■ **Exercise**: Collect each line containing "chart".

***

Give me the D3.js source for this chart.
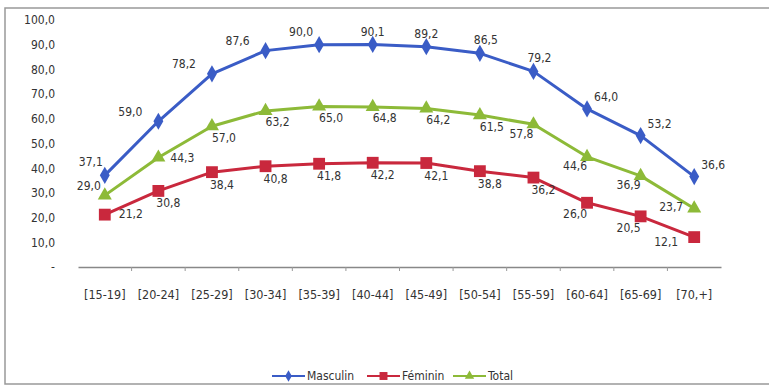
<!DOCTYPE html>
<html>
<head>
<meta charset="utf-8">
<script src="https://cdn.jsdelivr.net/npm/d3@7"></script>
<style>
  html, body { margin: 0; padding: 0; background: #fff; }
  svg { display: block; }
  text { font-family: "DejaVu Sans Condensed", "Liberation Sans Narrow", sans-serif; fill: #333; }
</style>
</head>
<body>
<svg id="chart" width="769" height="386"></svg>
<script>
// Age groups
const categories = ["[15-19]", "[20-24]", "[25-29]", "[30-34]", "[35-39]", "[40-44]",
                    "[45-49]", "[50-54]", "[55-59]", "[60-64]", "[65-69]", "[70,+]"];
// Rates by sex (%)
const masculin = [37.1, 59.0, 78.2, 87.6, 90.0, 90.1, 89.2, 86.5, 79.2, 64.0, 53.2, 36.6];
const feminin  = [21.2, 30.8, 38.4, 40.8, 41.8, 42.2, 42.1, 38.8, 36.2, 26.0, 20.5, 12.1];
const total    = [29.0, 44.3, 57.0, 63.2, 65.0, 64.8, 64.2, 61.5, 57.8, 44.6, 36.9, 23.7];
// Y axis ticks
const yTicks = [0, 10, 20, 30, 40, 50, 60, 70, 80, 90, 100];
const seriesNames = ["Masculin", "Féminin", "Total"];

const fmt = v => v === 0 ? "-" : v.toFixed(1).replace(".", ",");

const svg = d3.select("#chart");

// outer frame
svg.append("rect")
  .attr("x", 5).attr("y", 8).attr("width", 800).attr("height", 376)
  .attr("fill", "none").attr("stroke", "#999").attr("stroke-width", 1.5);

const x = d3.scaleBand().domain(categories).range([78, 721]);
const y = d3.scaleLinear().domain([0, 100]).range([267, 20]);
const cx = c => x(c) + x.bandwidth() / 2;

// Y axis labels
const yAxis = d3.axisLeft(y).tickValues(yTicks).tickFormat(fmt).tickSize(0).tickPadding(0);
const yg = svg.append("g").attr("transform", "translate(55,0)").call(yAxis);
yg.select(".domain").remove();
yg.selectAll("text").style("font-size", "12px").style("font-family", null).attr("fill", "#333");

// X axis
const xAxis = d3.axisBottom(x).tickSize(0).tickPadding(23);
const xg = svg.append("g").attr("transform", "translate(0,267)").call(xAxis);
xg.select(".domain").attr("stroke", "#888").attr("stroke-width", 1.5);
xg.selectAll("text").style("font-size", "12.5px").style("font-family", null).attr("fill", "#333");
// boundary ticks between categories
xg.selectAll(".bnd").data(categories.slice(1)).enter().append("line")
  .attr("x1", c => x(c)).attr("x2", c => x(c))
  .attr("y1", 0).attr("y2", 4).attr("stroke", "#999").attr("stroke-width", 1);

const series = [
  { name: seriesNames[0], values: masculin, color: "#3A5CC6", shape: d3.symbolDiamond, size: 85,
    place: i => i === 0 ? [-14, -13] : i < 4 ? [-28, -9] : i === 4 ? [-18, -12] : i < 7 ? [0, -12] : i < 9 ? [6, -13] : [19, -11] },
  { name: seriesNames[1], values: feminin, color: "#C9283D", shape: d3.symbolSquare, size: 140,
    place: i => i === 0 ? [26, 0] : i < 9 ? [10, 13] : i < 11 ? [-12, 12] : [-28, 5] },
  { name: seriesNames[2], values: total, color: "#8DBA38", shape: d3.symbolTriangle, size: 85,
    place: i => i === 0 ? [-16, -9] : i === 1 ? [24, 1] : i < 8 ? [12, 12] : i < 11 ? [-12, 10] : [-23, -1] }
];

const line = d3.line().x((d, i) => cx(categories[i])).y(d => y(d));

series.forEach(s => {
  const g = svg.append("g");
  g.append("path").datum(s.values)
    .attr("d", line).attr("fill", "none")
    .attr("stroke", s.color).attr("stroke-width", 3).attr("stroke-linejoin", "round");
  g.selectAll("path.m").data(s.values).enter().append("path").attr("class", "m")
    .attr("d", d3.symbol().type(s.shape).size(s.size))
    .attr("transform", (d, i) => `translate(${cx(categories[i])},${y(d)})`)
    .attr("fill", s.color);
  g.selectAll("text").data(s.values).enter().append("text")
    .attr("x", (d, i) => cx(categories[i]) + s.place(i)[0])
    .attr("y", (d, i) => y(d) + s.place(i)[1])
    .attr("text-anchor", "middle").attr("dominant-baseline", "middle")
    .style("font-size", "12px")
    .text(fmt);
});

// Legend
const legendX = [272, 367, 453];
const leg = svg.append("g");
series.forEach((s, k) => {
  const lx = legendX[k], ly = 376;
  leg.append("line").attr("x1", lx).attr("x2", lx + 33).attr("y1", ly).attr("y2", ly)
    .attr("stroke", s.color).attr("stroke-width", 2);
  leg.append("path").attr("d", d3.symbol().type(s.shape).size(s.size * 0.45))
    .attr("transform", `translate(${lx + 16.5},${ly})`).attr("fill", s.color);
  leg.append("text").attr("x", lx + 35).attr("y", ly).attr("dominant-baseline", "middle")
    .style("font-size", "12px").text(s.name);
});
</script>
</body>
</html>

***

■ **Result**:
Give me the D3.js source for this chart.
<svg id="chart" width="769" height="386"></svg>
const svg = d3.select("#chart");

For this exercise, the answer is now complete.